### [Objective]
From the entries below, report how many lines contain the string "this". Give only that number.

### [Provided records]
◆ ◆ ◆ ◆ ◆
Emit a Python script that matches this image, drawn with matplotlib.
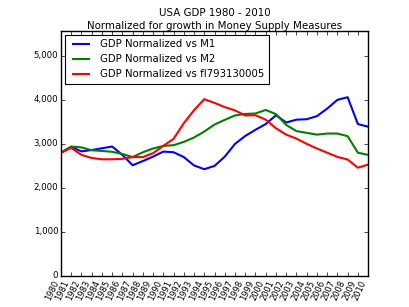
◆ ◆ ◆ ◆ ◆
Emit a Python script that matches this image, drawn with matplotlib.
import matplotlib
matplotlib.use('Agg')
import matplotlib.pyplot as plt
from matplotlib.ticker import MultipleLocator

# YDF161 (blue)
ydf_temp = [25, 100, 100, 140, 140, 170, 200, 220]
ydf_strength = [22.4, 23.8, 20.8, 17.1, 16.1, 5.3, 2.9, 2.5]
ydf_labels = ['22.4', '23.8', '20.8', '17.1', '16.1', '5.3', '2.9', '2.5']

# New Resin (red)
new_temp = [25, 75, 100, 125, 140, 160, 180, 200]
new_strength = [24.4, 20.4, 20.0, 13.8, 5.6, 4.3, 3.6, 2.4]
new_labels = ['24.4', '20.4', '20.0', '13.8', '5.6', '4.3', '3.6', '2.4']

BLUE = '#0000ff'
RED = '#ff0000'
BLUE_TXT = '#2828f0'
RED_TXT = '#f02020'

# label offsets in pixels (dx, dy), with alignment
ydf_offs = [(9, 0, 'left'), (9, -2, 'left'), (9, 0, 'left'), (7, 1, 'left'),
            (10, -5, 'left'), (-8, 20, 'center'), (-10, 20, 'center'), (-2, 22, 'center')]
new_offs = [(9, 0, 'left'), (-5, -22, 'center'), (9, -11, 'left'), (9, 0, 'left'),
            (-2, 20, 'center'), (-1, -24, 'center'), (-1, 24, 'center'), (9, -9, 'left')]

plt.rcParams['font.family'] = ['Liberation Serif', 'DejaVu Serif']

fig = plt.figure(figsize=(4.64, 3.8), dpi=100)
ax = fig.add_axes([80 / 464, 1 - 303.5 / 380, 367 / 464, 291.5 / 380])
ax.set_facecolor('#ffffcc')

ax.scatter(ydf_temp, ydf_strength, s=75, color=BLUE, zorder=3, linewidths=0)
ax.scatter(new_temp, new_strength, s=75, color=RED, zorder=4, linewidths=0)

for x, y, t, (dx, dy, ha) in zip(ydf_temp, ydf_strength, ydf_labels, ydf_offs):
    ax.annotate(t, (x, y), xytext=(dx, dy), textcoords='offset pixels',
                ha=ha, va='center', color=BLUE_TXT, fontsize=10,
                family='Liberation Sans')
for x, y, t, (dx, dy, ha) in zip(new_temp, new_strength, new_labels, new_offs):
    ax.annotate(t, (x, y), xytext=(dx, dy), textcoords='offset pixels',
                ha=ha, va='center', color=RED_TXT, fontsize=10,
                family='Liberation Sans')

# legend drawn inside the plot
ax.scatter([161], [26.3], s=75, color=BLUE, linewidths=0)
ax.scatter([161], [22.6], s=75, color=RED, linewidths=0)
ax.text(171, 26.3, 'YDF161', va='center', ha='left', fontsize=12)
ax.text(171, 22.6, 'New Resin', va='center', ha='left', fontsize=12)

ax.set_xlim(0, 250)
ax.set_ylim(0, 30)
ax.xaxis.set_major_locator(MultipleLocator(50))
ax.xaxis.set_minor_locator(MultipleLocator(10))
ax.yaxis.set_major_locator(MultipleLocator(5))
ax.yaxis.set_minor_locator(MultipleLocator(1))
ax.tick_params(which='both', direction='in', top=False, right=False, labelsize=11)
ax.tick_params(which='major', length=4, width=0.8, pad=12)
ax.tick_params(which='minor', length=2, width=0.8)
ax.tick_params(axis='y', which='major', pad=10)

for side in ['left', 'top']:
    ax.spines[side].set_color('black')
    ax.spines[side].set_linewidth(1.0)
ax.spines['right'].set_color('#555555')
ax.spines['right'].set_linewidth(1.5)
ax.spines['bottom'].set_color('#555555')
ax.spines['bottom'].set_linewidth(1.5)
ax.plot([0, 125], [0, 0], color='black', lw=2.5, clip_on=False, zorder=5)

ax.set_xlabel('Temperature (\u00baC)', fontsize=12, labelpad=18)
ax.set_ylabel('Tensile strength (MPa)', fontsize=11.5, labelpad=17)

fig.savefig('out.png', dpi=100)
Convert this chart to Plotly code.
◆ ◆ ◆ ◆ ◆
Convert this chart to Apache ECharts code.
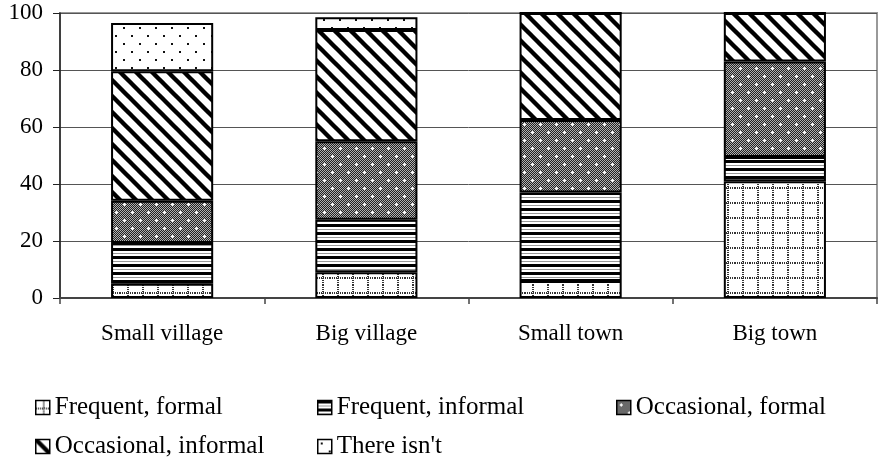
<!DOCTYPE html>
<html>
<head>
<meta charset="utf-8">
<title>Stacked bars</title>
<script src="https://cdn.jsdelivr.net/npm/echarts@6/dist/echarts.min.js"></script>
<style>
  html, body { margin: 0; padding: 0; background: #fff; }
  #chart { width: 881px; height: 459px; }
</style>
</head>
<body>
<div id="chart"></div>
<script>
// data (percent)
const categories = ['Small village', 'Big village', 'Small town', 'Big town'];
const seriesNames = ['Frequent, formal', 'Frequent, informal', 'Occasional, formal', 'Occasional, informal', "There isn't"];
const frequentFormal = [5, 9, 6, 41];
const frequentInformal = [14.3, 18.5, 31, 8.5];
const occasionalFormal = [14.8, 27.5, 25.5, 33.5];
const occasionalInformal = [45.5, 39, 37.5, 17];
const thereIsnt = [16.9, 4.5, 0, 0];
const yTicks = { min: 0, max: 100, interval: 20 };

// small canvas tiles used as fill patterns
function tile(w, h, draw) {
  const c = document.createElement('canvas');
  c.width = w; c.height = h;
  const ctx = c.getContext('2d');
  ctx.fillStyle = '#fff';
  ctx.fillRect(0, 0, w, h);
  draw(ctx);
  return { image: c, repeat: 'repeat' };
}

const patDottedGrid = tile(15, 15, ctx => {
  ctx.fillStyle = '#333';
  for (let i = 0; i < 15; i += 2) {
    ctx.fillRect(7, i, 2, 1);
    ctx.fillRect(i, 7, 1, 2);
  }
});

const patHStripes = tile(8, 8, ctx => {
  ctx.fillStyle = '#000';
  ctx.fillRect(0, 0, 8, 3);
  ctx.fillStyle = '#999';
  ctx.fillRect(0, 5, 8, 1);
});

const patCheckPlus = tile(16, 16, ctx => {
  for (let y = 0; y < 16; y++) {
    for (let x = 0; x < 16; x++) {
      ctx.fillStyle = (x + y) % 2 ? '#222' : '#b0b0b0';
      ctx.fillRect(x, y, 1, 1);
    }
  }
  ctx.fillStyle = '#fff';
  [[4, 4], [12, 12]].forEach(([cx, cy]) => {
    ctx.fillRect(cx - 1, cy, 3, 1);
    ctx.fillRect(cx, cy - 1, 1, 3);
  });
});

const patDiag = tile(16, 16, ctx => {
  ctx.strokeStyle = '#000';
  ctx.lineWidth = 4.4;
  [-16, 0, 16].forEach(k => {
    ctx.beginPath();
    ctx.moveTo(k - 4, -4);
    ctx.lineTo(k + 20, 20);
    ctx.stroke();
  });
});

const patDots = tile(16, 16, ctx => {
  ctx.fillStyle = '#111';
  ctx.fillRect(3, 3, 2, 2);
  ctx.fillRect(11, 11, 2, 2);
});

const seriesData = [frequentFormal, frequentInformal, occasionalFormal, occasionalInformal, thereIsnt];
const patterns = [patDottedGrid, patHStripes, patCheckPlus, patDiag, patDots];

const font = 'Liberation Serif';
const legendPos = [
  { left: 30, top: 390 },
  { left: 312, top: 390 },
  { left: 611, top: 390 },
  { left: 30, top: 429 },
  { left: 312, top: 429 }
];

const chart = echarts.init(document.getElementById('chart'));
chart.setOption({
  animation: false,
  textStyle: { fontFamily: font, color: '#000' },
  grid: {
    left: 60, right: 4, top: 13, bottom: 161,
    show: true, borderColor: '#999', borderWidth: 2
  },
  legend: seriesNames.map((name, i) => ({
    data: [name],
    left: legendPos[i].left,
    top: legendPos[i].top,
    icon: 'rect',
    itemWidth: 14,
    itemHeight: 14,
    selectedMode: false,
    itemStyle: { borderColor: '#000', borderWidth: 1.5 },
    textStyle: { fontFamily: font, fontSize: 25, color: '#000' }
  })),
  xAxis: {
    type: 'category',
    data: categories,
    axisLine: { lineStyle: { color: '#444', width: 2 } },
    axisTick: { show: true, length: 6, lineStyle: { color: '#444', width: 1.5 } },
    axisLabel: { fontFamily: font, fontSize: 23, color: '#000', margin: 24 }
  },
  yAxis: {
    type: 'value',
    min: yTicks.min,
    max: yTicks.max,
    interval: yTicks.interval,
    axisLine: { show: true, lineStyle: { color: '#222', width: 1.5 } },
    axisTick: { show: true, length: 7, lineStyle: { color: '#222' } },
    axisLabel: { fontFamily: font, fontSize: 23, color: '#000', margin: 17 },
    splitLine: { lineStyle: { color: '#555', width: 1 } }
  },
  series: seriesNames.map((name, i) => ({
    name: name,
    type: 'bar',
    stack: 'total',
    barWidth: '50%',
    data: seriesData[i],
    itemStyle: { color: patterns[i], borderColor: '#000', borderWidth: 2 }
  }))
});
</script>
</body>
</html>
◆ ◆ ◆ ◆ ◆
### [Full response]
4